(Task prompt):
Separate out the lines that hold "document".

(Data provided):
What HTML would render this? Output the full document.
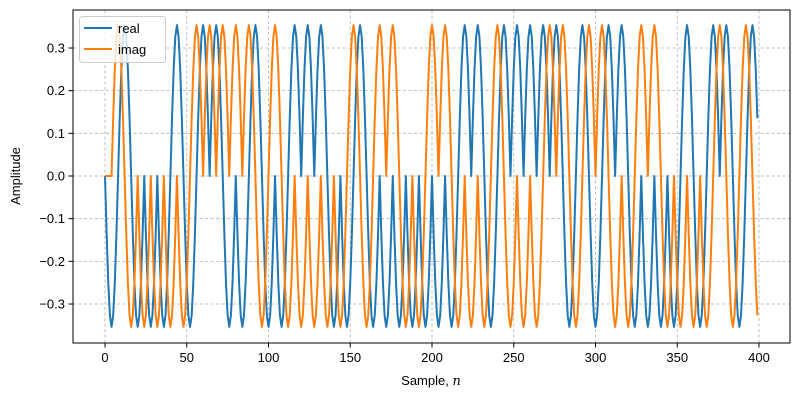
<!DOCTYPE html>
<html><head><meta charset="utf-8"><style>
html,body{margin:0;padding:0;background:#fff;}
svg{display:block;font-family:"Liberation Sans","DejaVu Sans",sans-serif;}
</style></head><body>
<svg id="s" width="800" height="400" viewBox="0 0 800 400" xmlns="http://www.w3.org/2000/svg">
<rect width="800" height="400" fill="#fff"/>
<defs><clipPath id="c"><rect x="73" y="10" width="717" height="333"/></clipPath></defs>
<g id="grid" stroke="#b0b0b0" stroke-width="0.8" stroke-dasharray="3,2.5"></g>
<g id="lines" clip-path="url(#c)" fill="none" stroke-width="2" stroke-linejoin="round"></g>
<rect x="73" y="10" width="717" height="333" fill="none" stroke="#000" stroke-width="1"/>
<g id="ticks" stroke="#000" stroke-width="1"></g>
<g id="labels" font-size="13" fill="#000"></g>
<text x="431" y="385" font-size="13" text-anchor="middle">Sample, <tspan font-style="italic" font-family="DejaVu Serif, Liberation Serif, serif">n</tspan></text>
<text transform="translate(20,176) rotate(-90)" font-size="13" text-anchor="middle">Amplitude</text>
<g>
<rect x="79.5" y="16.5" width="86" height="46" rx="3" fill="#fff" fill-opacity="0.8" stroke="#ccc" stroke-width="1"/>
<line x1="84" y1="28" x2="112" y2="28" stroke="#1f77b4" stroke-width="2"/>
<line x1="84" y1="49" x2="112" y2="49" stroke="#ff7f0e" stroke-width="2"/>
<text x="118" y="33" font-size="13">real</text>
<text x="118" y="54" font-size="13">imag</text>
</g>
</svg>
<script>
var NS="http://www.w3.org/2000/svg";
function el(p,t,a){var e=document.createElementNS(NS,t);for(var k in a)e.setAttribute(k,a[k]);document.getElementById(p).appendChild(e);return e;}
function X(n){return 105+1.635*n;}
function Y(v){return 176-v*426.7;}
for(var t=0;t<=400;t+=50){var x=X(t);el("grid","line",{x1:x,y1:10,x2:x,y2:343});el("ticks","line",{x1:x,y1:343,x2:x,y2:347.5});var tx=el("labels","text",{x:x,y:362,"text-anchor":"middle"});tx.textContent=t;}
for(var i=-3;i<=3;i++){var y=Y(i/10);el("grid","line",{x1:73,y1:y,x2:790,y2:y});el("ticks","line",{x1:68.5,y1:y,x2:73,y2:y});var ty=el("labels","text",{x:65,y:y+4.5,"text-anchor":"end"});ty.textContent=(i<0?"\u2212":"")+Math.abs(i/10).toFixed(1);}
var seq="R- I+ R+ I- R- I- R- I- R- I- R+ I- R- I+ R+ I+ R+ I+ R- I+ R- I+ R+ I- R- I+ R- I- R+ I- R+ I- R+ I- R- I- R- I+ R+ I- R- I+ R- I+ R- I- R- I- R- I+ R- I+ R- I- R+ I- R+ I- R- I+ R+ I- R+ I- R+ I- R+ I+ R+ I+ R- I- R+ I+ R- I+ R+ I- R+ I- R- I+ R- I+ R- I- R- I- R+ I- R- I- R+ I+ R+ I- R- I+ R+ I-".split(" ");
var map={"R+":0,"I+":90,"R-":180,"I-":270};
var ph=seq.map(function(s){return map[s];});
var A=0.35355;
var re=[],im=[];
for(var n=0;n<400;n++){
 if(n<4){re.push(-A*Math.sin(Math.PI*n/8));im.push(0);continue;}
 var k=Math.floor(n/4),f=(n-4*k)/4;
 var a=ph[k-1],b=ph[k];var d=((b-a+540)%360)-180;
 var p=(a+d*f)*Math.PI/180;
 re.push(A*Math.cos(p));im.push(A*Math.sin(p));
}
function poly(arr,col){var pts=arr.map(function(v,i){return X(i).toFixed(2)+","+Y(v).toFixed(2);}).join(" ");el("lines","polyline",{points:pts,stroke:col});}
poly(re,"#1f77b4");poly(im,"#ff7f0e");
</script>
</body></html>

(Final result):
What HTML would render this? Output the full document.
function el(p,t,a){var e=document.createElementNS(NS,t);for(var k in a)e.setAttribute(k,a[k]);document.getElementById(p).appendChild(e);return e;}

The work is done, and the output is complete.